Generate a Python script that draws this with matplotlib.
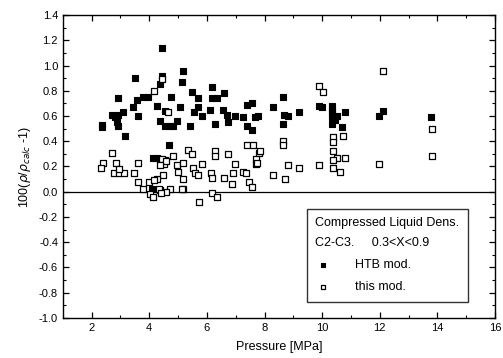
import numpy as np
import matplotlib
matplotlib.use("Agg")
import matplotlib.pyplot as plt
from matplotlib.ticker import MultipleLocator

plt.rcParams['font.family'] = ['Liberation Sans', 'DejaVu Sans']

# HTB mod. (filled squares)
htb_p = [2.36, 2.36, 2.70, 2.81, 2.91, 3.09, 2.88, 2.91, 3.16, 2.91, 3.50, 3.43, 3.57, 3.61,
         3.78, 3.96, 4.27, 4.44, 4.37, 4.44, 4.37, 4.55, 4.55, 4.76, 4.72, 4.83, 5.07, 4.97,
         5.17, 5.14, 5.49, 5.70, 5.56, 5.70, 5.42, 5.83, 6.11, 6.18, 6.18, 6.36, 6.29, 6.60,
         6.57, 6.74, 6.70, 6.98, 7.26, 7.40, 7.57, 7.40, 7.57, 7.68, 7.78, 8.30, 8.65, 8.69,
         8.83, 8.65, 9.21, 9.90, 10.01, 10.36, 10.36, 10.36, 10.46, 10.53, 10.81, 10.70,
         12.10, 11.96, 13.77, 4.69, 4.13, 4.27, 4.10, 10.36, 10.36]
htb_d = [0.53, 0.51, 0.61, 0.59, 0.61, 0.63, 0.55, 0.52, 0.44, 0.74, 0.90, 0.67, 0.73, 0.60,
         0.75, 0.75, 0.68, 1.14, 0.85, 0.92, 0.56, 0.64, 0.52, 0.75, 0.52, 0.52, 0.67, 0.56,
         0.96, 0.87, 0.79, 0.74, 0.63, 0.67, 0.52, 0.60, 0.65, 0.83, 0.74, 0.74, 0.54, 0.78,
         0.65, 0.55, 0.61, 0.60, 0.59, 0.69, 0.70, 0.52, 0.49, 0.59, 0.60, 0.67, 0.75, 0.61,
         0.60, 0.54, 0.63, 0.68, 0.67, 0.63, 0.59, 0.54, 0.57, 0.60, 0.63, 0.51,
         0.64, 0.60, 0.59, 0.37, 0.27, 0.27, 0.02, 0.68, 0.65]

# this mod. (open squares)
this_p = [9.90, 10.04, 12.10, 13.80, 13.80, 11.96, 8.65, 8.65, 7.40, 7.61, 7.82, 7.71, 7.71,
          8.83, 9.21, 9.90, 10.39, 10.39, 10.74, 10.39, 10.50, 10.81, 10.39, 10.39, 10.63,
          8.30, 8.72, 7.85,
          5.35, 5.49, 6.29, 6.29, 6.74, 4.83, 4.55, 4.51, 4.48, 4.97, 5.17, 5.00, 5.17, 5.52,
          5.59, 5.83, 5.70, 6.15, 6.18, 6.60, 6.98, 6.91, 6.88, 7.26, 7.37, 7.47, 7.57, 7.75,
          4.37, 4.72, 5.17, 6.18, 6.36, 5.73,
          2.70, 2.39, 2.32, 2.84, 2.77, 2.95, 3.12, 2.95, 3.61, 3.47, 3.61, 3.99, 3.78, 4.03,
          4.27, 4.34, 4.58, 4.44, 4.58, 4.37, 4.17, 4.13, 4.41, 5.14,
          4.44, 4.17, 4.65]
this_d = [0.84, 0.79, 0.96, 0.50, 0.28, 0.22, 0.40, 0.37, 0.37, 0.37, 0.31, 0.26, 0.22,
          0.21, 0.19, 0.21, 0.43, 0.39, 0.44, 0.32, 0.27, 0.27, 0.25, 0.19, 0.16,
          0.13, 0.10, 0.32,
          0.33, 0.30, 0.32, 0.28, 0.30, 0.28, 0.25, 0.22, 0.13, 0.21, 0.23, 0.16, 0.10, 0.19,
          0.15, 0.22, 0.13, 0.15, 0.11, 0.11, 0.22, 0.15, 0.06, 0.16, 0.15, 0.08, 0.04, 0.23,
          0.01, 0.02, 0.02, -0.01, -0.04, -0.08,
          0.31, 0.23, 0.19, 0.23, 0.15, 0.15, 0.15, 0.18, 0.23, 0.15, 0.08, 0.08, 0.02, -0.02,
          0.10, 0.02, 0.00, 0.26, 0.24, 0.21, 0.09, -0.04, -0.01, 0.02,
          0.89, 0.80, 0.63]

fig = plt.figure(figsize=(5.03, 3.58), dpi=100)
ax = fig.add_axes([0.125, 0.112, 0.859, 0.846])

ax.axhline(0, color='black', lw=0.9, zorder=1)
ax.scatter(htb_p, htb_d, marker='s', s=22, c='black', edgecolors='black', linewidths=0.8,
           zorder=3, label='HTB mod.')
ax.scatter(this_p, this_d, marker='s', s=22, facecolors='white', edgecolors='black',
           linewidths=0.9, zorder=3, label='this mod.')

ax.set_xlim(1, 16)
ax.set_ylim(-1.0, 1.4)
ax.xaxis.set_major_locator(MultipleLocator(2))
ax.xaxis.set_minor_locator(MultipleLocator(1))
ax.yaxis.set_major_locator(MultipleLocator(0.2))
ax.yaxis.set_minor_locator(MultipleLocator(0.1))
ax.tick_params(which='both', direction='in', top=True, right=True, labelsize=8)
ax.tick_params(which='major', length=4, width=0.9)
ax.tick_params(which='minor', length=2, width=0.8)
ax.set_xticks([2, 4, 6, 8, 10, 12, 14, 16])
ax.set_yticklabels([f"{v:.1f}" for v in ax.get_yticks()])
for sp in ax.spines.values():
    sp.set_linewidth(1.0)

ax.set_xlabel('Pressure [MPa]', fontsize=9, labelpad=6)
ax.set_ylabel(r'100($\rho$/$\rho_{calc}$ -1)', fontsize=9, labelpad=4)

leg = ax.legend(loc='lower right', bbox_to_anchor=(0.938, 0.052), fontsize=9,
                title='Compressed Liquid Dens.\nC2-C3.     0.3<X<0.9',
                title_fontsize=9, frameon=True, fancybox=False, edgecolor='black',
                handletextpad=2.0, borderpad=0.7, borderaxespad=0.0, labelspacing=0.8,
                handlelength=1.2, scatterpoints=1, markerscale=0.7)
leg.get_frame().set_linewidth(1.0)
leg._legend_box.align = 'left'
leg.get_title().set_linespacing(1.9)

fig.savefig('out.png', dpi=100)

####

**EXERCISE PROMPT:** Give back the whole listing as it stands, minus its pictures.

**SOLUTION TO THE PROBLEM:**
Generate a Python script that draws this with matplotlib.
import numpy as np
import matplotlib
matplotlib.use("Agg")
import matplotlib.pyplot as plt
from matplotlib.ticker import MultipleLocator

plt.rcParams['font.family'] = ['Liberation Sans', 'DejaVu Sans']

# HTB mod. (filled squares)
htb_p = [2.36, 2.36, 2.70, 2.81, 2.91, 3.09, 2.88, 2.91, 3.16, 2.91, 3.50, 3.43, 3.57, 3.61,
         3.78, 3.96, 4.27, 4.44, 4.37, 4.44, 4.37, 4.55, 4.55, 4.76, 4.72, 4.83, 5.07, 4.97,
         5.17, 5.14, 5.49, 5.70, 5.56, 5.70, 5.42, 5.83, 6.11, 6.18, 6.18, 6.36, 6.29, 6.60,
         6.57, 6.74, 6.70, 6.98, 7.26, 7.40, 7.57, 7.40, 7.57, 7.68, 7.78, 8.30, 8.65, 8.69,
         8.83, 8.65, 9.21, 9.90, 10.01, 10.36, 10.36, 10.36, 10.46, 10.53, 10.81, 10.70,
         12.10, 11.96, 13.77, 4.69, 4.13, 4.27, 4.10, 10.36, 10.36]
htb_d = [0.53, 0.51, 0.61, 0.59, 0.61, 0.63, 0.55, 0.52, 0.44, 0.74, 0.90, 0.67, 0.73, 0.60,
         0.75, 0.75, 0.68, 1.14, 0.85, 0.92, 0.56, 0.64, 0.52, 0.75, 0.52, 0.52, 0.67, 0.56,
         0.96, 0.87, 0.79, 0.74, 0.63, 0.67, 0.52, 0.60, 0.65, 0.83, 0.74, 0.74, 0.54, 0.78,
         0.65, 0.55, 0.61, 0.60, 0.59, 0.69, 0.70, 0.52, 0.49, 0.59, 0.60, 0.67, 0.75, 0.61,
         0.60, 0.54, 0.63, 0.68, 0.67, 0.63, 0.59, 0.54, 0.57, 0.60, 0.63, 0.51,
         0.64, 0.60, 0.59, 0.37, 0.27, 0.27, 0.02, 0.68, 0.65]

# this mod. (open squares)
this_p = [9.90, 10.04, 12.10, 13.80, 13.80, 11.96, 8.65, 8.65, 7.40, 7.61, 7.82, 7.71, 7.71,
          8.83, 9.21, 9.90, 10.39, 10.39, 10.74, 10.39, 10.50, 10.81, 10.39, 10.39, 10.63,
          8.30, 8.72, 7.85,
          5.35, 5.49, 6.29, 6.29, 6.74, 4.83, 4.55, 4.51, 4.48, 4.97, 5.17, 5.00, 5.17, 5.52,
          5.59, 5.83, 5.70, 6.15, 6.18, 6.60, 6.98, 6.91, 6.88, 7.26, 7.37, 7.47, 7.57, 7.75,
          4.37, 4.72, 5.17, 6.18, 6.36, 5.73,
          2.70, 2.39, 2.32, 2.84, 2.77, 2.95, 3.12, 2.95, 3.61, 3.47, 3.61, 3.99, 3.78, 4.03,
          4.27, 4.34, 4.58, 4.44, 4.58, 4.37, 4.17, 4.13, 4.41, 5.14,
          4.44, 4.17, 4.65]
this_d = [0.84, 0.79, 0.96, 0.50, 0.28, 0.22, 0.40, 0.37, 0.37, 0.37, 0.31, 0.26, 0.22,
          0.21, 0.19, 0.21, 0.43, 0.39, 0.44, 0.32, 0.27, 0.27, 0.25, 0.19, 0.16,
          0.13, 0.10, 0.32,
          0.33, 0.30, 0.32, 0.28, 0.30, 0.28, 0.25, 0.22, 0.13, 0.21, 0.23, 0.16, 0.10, 0.19,
          0.15, 0.22, 0.13, 0.15, 0.11, 0.11, 0.22, 0.15, 0.06, 0.16, 0.15, 0.08, 0.04, 0.23,
          0.01, 0.02, 0.02, -0.01, -0.04, -0.08,
          0.31, 0.23, 0.19, 0.23, 0.15, 0.15, 0.15, 0.18, 0.23, 0.15, 0.08, 0.08, 0.02, -0.02,
          0.10, 0.02, 0.00, 0.26, 0.24, 0.21, 0.09, -0.04, -0.01, 0.02,
          0.89, 0.80, 0.63]

fig = plt.figure(figsize=(5.03, 3.58), dpi=100)
ax = fig.add_axes([0.125, 0.112, 0.859, 0.846])

ax.axhline(0, color='black', lw=0.9, zorder=1)
ax.scatter(htb_p, htb_d, marker='s', s=22, c='black', edgecolors='black', linewidths=0.8,
           zorder=3, label='HTB mod.')
ax.scatter(this_p, this_d, marker='s', s=22, facecolors='white', edgecolors='black',
           linewidths=0.9, zorder=3, label='this mod.')

ax.set_xlim(1, 16)
ax.set_ylim(-1.0, 1.4)
ax.xaxis.set_major_locator(MultipleLocator(2))
ax.xaxis.set_minor_locator(MultipleLocator(1))
ax.yaxis.set_major_locator(MultipleLocator(0.2))
ax.yaxis.set_minor_locator(MultipleLocator(0.1))
ax.tick_params(which='both', direction='in', top=True, right=True, labelsize=8)
ax.tick_params(which='major', length=4, width=0.9)
ax.tick_params(which='minor', length=2, width=0.8)
ax.set_xticks([2, 4, 6, 8, 10, 12, 14, 16])
ax.set_yticklabels([f"{v:.1f}" for v in ax.get_yticks()])
for sp in ax.spines.values():
    sp.set_linewidth(1.0)

ax.set_xlabel('Pressure [MPa]', fontsize=9, labelpad=6)
ax.set_ylabel(r'100($\rho$/$\rho_{calc}$ -1)', fontsize=9, labelpad=4)

leg = ax.legend(loc='lower right', bbox_to_anchor=(0.938, 0.052), fontsize=9,
                title='Compressed Liquid Dens.\nC2-C3.     0.3<X<0.9',
                title_fontsize=9, frameon=True, fancybox=False, edgecolor='black',
                handletextpad=2.0, borderpad=0.7, borderaxespad=0.0, labelspacing=0.8,
                handlelength=1.2, scatterpoints=1, markerscale=0.7)
leg.get_frame().set_linewidth(1.0)
leg._legend_box.align = 'left'
leg.get_title().set_linespacing(1.9)

fig.savefig('out.png', dpi=100)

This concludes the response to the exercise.